● Required work
Output all the data exactly. Pictures do not belong in the copy.

● Task input
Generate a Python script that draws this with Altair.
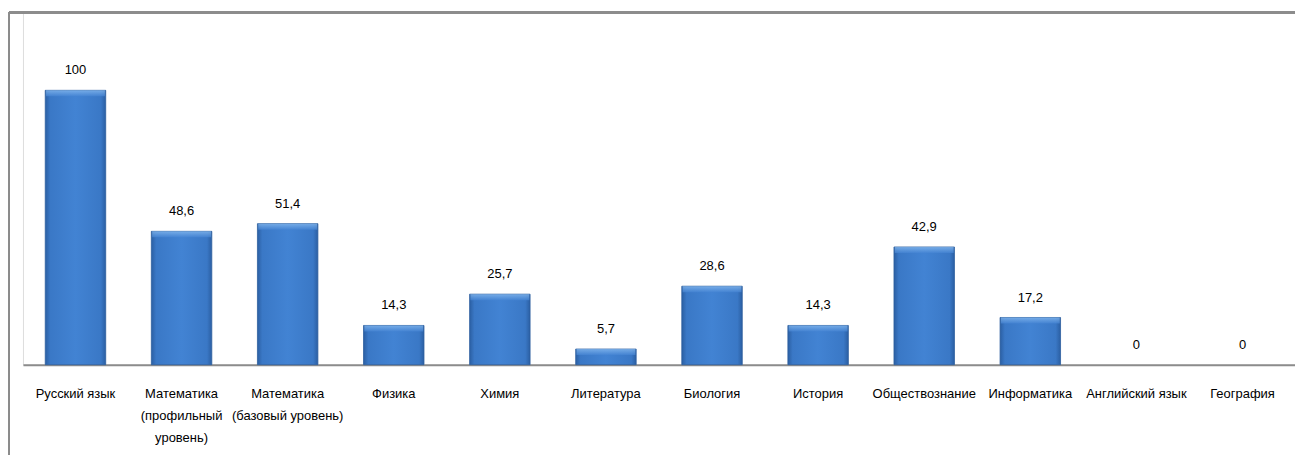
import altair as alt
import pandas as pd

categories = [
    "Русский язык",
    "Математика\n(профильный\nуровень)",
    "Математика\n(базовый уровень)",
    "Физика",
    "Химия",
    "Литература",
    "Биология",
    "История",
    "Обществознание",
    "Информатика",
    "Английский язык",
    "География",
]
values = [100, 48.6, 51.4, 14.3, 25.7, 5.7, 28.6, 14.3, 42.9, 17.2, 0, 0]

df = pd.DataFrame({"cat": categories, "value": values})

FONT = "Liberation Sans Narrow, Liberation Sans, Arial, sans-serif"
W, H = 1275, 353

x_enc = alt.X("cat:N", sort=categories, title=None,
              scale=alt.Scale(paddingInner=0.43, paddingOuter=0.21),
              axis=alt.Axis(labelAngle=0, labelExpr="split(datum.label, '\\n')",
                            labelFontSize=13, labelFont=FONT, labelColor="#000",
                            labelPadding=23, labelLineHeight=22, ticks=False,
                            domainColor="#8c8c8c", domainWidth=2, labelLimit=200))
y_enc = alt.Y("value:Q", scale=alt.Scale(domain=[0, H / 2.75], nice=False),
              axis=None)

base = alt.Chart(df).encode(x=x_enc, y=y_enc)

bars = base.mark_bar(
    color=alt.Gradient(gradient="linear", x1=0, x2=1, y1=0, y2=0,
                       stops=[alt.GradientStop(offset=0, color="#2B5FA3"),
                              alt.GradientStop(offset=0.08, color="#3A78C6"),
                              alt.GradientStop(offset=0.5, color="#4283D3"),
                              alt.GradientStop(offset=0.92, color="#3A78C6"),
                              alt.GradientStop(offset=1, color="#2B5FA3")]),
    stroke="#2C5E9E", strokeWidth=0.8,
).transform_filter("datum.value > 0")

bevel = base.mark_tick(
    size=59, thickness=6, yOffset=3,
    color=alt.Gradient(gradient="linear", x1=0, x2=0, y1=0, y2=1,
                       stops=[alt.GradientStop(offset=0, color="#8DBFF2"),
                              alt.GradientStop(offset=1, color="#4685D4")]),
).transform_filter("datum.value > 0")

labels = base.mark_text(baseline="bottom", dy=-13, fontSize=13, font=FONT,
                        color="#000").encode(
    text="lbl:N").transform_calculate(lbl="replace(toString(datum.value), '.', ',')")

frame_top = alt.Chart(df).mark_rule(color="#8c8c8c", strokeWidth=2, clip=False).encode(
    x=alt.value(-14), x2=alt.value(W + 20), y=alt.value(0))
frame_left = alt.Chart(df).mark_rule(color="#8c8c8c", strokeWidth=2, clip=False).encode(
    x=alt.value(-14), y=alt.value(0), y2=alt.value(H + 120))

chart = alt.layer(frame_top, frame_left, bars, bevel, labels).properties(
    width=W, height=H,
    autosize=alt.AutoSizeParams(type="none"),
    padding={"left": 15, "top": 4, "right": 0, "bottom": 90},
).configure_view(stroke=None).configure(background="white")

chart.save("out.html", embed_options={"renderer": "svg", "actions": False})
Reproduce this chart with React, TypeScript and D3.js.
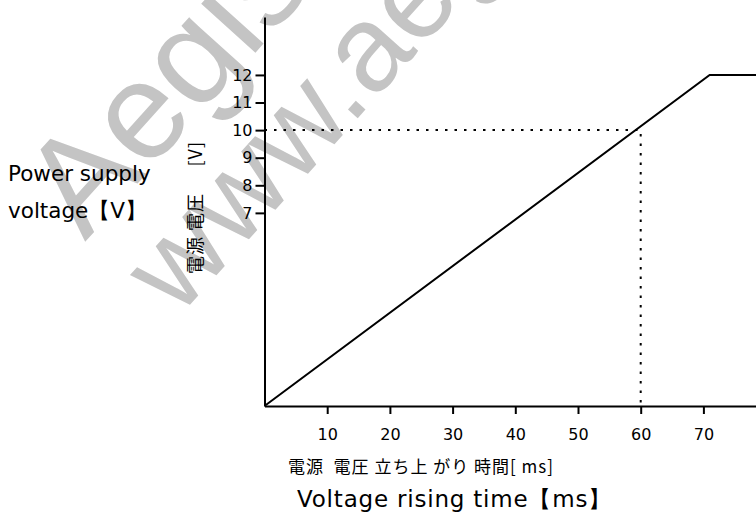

● The answer
Generate a Python script that draws this with Altair.
import altair as alt
import pandas as pd

categories = [
    "Русский язык",
    "Математика\n(профильный\nуровень)",
    "Математика\n(базовый уровень)",
    "Физика",
    "Химия",
    "Литература",
    "Биология",
    "История",
    "Обществознание",
    "Информатика",
    "Английский язык",
    "География",
]
values = [100, 48.6, 51.4, 14.3, 25.7, 5.7, 28.6, 14.3, 42.9, 17.2, 0, 0]

df = pd.DataFrame({"cat": categories, "value": values})

FONT = "Liberation Sans Narrow, Liberation Sans, Arial, sans-serif"
W, H = 1275, 353

x_enc = alt.X("cat:N", sort=categories, title=None,
              scale=alt.Scale(paddingInner=0.43, paddingOuter=0.21),
              axis=alt.Axis(labelAngle=0, labelExpr="split(datum.label, '\\n')",
                            labelFontSize=13, labelFont=FONT, labelColor="#000",
                            labelPadding=23, labelLineHeight=22, ticks=False,
                            domainColor="#8c8c8c", domainWidth=2, labelLimit=200))
y_enc = alt.Y("value:Q", scale=alt.Scale(domain=[0, H / 2.75], nice=False),
              axis=None)

base = alt.Chart(df).encode(x=x_enc, y=y_enc)

bars = base.mark_bar(
    color=alt.Gradient(gradient="linear", x1=0, x2=1, y1=0, y2=0,
                       stops=[alt.GradientStop(offset=0, color="#2B5FA3"),
                              alt.GradientStop(offset=0.08, color="#3A78C6"),
                              alt.GradientStop(offset=0.5, color="#4283D3"),
                              alt.GradientStop(offset=0.92, color="#3A78C6"),
                              alt.GradientStop(offset=1, color="#2B5FA3")]),
    stroke="#2C5E9E", strokeWidth=0.8,
).transform_filter("datum.value > 0")

bevel = base.mark_tick(
    size=59, thickness=6, yOffset=3,
    color=alt.Gradient(gradient="linear", x1=0, x2=0, y1=0, y2=1,
                       stops=[alt.GradientStop(offset=0, color="#8DBFF2"),
                              alt.GradientStop(offset=1, color="#4685D4")]),
).transform_filter("datum.value > 0")

labels = base.mark_text(baseline="bottom", dy=-13, fontSize=13, font=FONT,
                        color="#000").encode(
    text="lbl:N").transform_calculate(lbl="replace(toString(datum.value), '.', ',')")

frame_top = alt.Chart(df).mark_rule(color="#8c8c8c", strokeWidth=2, clip=False).encode(
    x=alt.value(-14), x2=alt.value(W + 20), y=alt.value(0))
frame_left = alt.Chart(df).mark_rule(color="#8c8c8c", strokeWidth=2, clip=False).encode(
    x=alt.value(-14), y=alt.value(0), y2=alt.value(H + 120))

chart = alt.layer(frame_top, frame_left, bars, bevel, labels).properties(
    width=W, height=H,
    autosize=alt.AutoSizeParams(type="none"),
    padding={"left": 15, "top": 4, "right": 0, "bottom": 90},
).configure_view(stroke=None).configure(background="white")

chart.save("out.html", embed_options={"renderer": "svg", "actions": False})
Reproduce this chart with React, TypeScript and D3.js.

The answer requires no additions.